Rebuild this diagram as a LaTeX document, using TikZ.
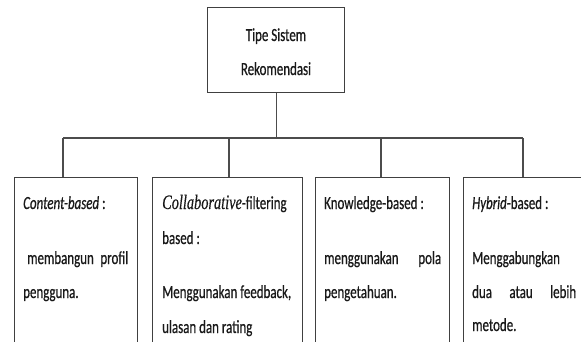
\documentclass[tikz,border=0pt]{standalone}
\usepackage{fontspec}
\setmainfont[FakeStretch=0.7,FakeBold=0.6]{Carlito}
\newfontfamily\collabfont[FakeStretch=0.7,FakeBold=0.4]{Liberation Serif}
\begin{document}
\begin{tikzpicture}[x=1pt,y=-1pt,
  frame/.style={draw=black!75,line width=1.4pt},
  wire/.style={draw=black!70,line width=1.4pt},
  txt/.style={inner sep=0pt,anchor=base west,text=black!90,font=\fontsize{18.5}{20}\selectfont},
  boxnode/.style={frame,anchor=north west,inner sep=0pt,minimum height=200pt}]
\useasboundingbox (0,0) rectangle (581,341);
\clip (0,0) rectangle (581,341);

% root box
\node[frame,anchor=north west,minimum width=137pt,minimum height=85pt,inner sep=0pt] (root) at (207,7) {};
\node[txt,anchor=base] (rootA) at (276,41) {Tipe Sistem};
\node[txt,anchor=base] (rootB) at (276,75) {Rekomendasi};

% child boxes (open at the bottom of the page)
\node[boxnode,minimum width=123pt] (b1) at (14,177) {};
\node[boxnode,minimum width=150pt] (b2) at (152,177) {};
\node[boxnode,minimum width=134pt] (b3) at (315,177) {};
\node[boxnode,minimum width=140pt] (b4) at (463,177) {};

% tree connectors
\coordinate (barM) at (root.south |- 0,138);
\coordinate (bar1) at (63,138);
\coordinate (bar2) at (229,138);
\coordinate (bar3) at (381,138);
\coordinate (bar4) at (523,138);
\draw[wire] (root.south) -- (barM);
\draw[wire] (bar1) -- (bar4);
\draw[wire] (bar1) -- (bar1 |- b1.north);
\draw[wire] (bar2) -- (bar2 |- b2.north);
\draw[wire] (bar3) -- (bar3 |- b3.north);
\draw[wire] (bar4) -- (bar4 |- b4.north);

% box 1
\node[txt] (t1a) at (23,209) {\textit{Content-based} :};
\node[txt] (t1b) at (27,264) {\hbox to 101pt{membangun\hfill profil}};
\node[txt] (t1c) at (23,298) {pengguna.};

% box 2
\node[txt] (t2a) at (162,209) {{\collabfont\fontsize{20.5}{20}\selectfont\itshape Collaborative}-filtering};
\node[txt] (t2b) at (162,244) {based :};
\node[txt] (t2c) at (162,298) {Menggunakan feedback,};
\node[txt] (t2d) at (162,333) {ulasan dan rating};

% box 3
\node[txt] (t3a) at (324,209) {Knowledge-based :};
\node[txt] (t3b) at (324,264) {\hbox to 117pt{menggunakan\hfill pola}};
\node[txt] (t3c) at (324,298) {pengetahuan.};

% box 4
\node[txt] (t4a) at (472,209) {\textit{Hybrid}-based :};
\node[txt] (t4b) at (472,264) {Menggabungkan};
\node[txt] (t4c) at (472,298) {\hbox to 104pt{dua\hfill atau\hfill lebih}};
\node[txt] (t4d) at (472,331) {metode.};
\end{tikzpicture}
\end{document}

■ ■ ■

■ **DIRECTIVE**: All of the data above should be quoted exactly, except for the pictures.

■ **RESULT OF THIS TASK**:
Rebuild this diagram as a LaTeX document, using TikZ.
\documentclass[tikz,border=0pt]{standalone}
\usepackage{fontspec}
\setmainfont[FakeStretch=0.7,FakeBold=0.6]{Carlito}
\newfontfamily\collabfont[FakeStretch=0.7,FakeBold=0.4]{Liberation Serif}
\begin{document}
\begin{tikzpicture}[x=1pt,y=-1pt,
  frame/.style={draw=black!75,line width=1.4pt},
  wire/.style={draw=black!70,line width=1.4pt},
  txt/.style={inner sep=0pt,anchor=base west,text=black!90,font=\fontsize{18.5}{20}\selectfont},
  boxnode/.style={frame,anchor=north west,inner sep=0pt,minimum height=200pt}]
\useasboundingbox (0,0) rectangle (581,341);
\clip (0,0) rectangle (581,341);

% root box
\node[frame,anchor=north west,minimum width=137pt,minimum height=85pt,inner sep=0pt] (root) at (207,7) {};
\node[txt,anchor=base] (rootA) at (276,41) {Tipe Sistem};
\node[txt,anchor=base] (rootB) at (276,75) {Rekomendasi};

% child boxes (open at the bottom of the page)
\node[boxnode,minimum width=123pt] (b1) at (14,177) {};
\node[boxnode,minimum width=150pt] (b2) at (152,177) {};
\node[boxnode,minimum width=134pt] (b3) at (315,177) {};
\node[boxnode,minimum width=140pt] (b4) at (463,177) {};

% tree connectors
\coordinate (barM) at (root.south |- 0,138);
\coordinate (bar1) at (63,138);
\coordinate (bar2) at (229,138);
\coordinate (bar3) at (381,138);
\coordinate (bar4) at (523,138);
\draw[wire] (root.south) -- (barM);
\draw[wire] (bar1) -- (bar4);
\draw[wire] (bar1) -- (bar1 |- b1.north);
\draw[wire] (bar2) -- (bar2 |- b2.north);
\draw[wire] (bar3) -- (bar3 |- b3.north);
\draw[wire] (bar4) -- (bar4 |- b4.north);

% box 1
\node[txt] (t1a) at (23,209) {\textit{Content-based} :};
\node[txt] (t1b) at (27,264) {\hbox to 101pt{membangun\hfill profil}};
\node[txt] (t1c) at (23,298) {pengguna.};

% box 2
\node[txt] (t2a) at (162,209) {{\collabfont\fontsize{20.5}{20}\selectfont\itshape Collaborative}-filtering};
\node[txt] (t2b) at (162,244) {based :};
\node[txt] (t2c) at (162,298) {Menggunakan feedback,};
\node[txt] (t2d) at (162,333) {ulasan dan rating};

% box 3
\node[txt] (t3a) at (324,209) {Knowledge-based :};
\node[txt] (t3b) at (324,264) {\hbox to 117pt{menggunakan\hfill pola}};
\node[txt] (t3c) at (324,298) {pengetahuan.};

% box 4
\node[txt] (t4a) at (472,209) {\textit{Hybrid}-based :};
\node[txt] (t4b) at (472,264) {Menggabungkan};
\node[txt] (t4c) at (472,298) {\hbox to 104pt{dua\hfill atau\hfill lebih}};
\node[txt] (t4d) at (472,331) {metode.};
\end{tikzpicture}
\end{document}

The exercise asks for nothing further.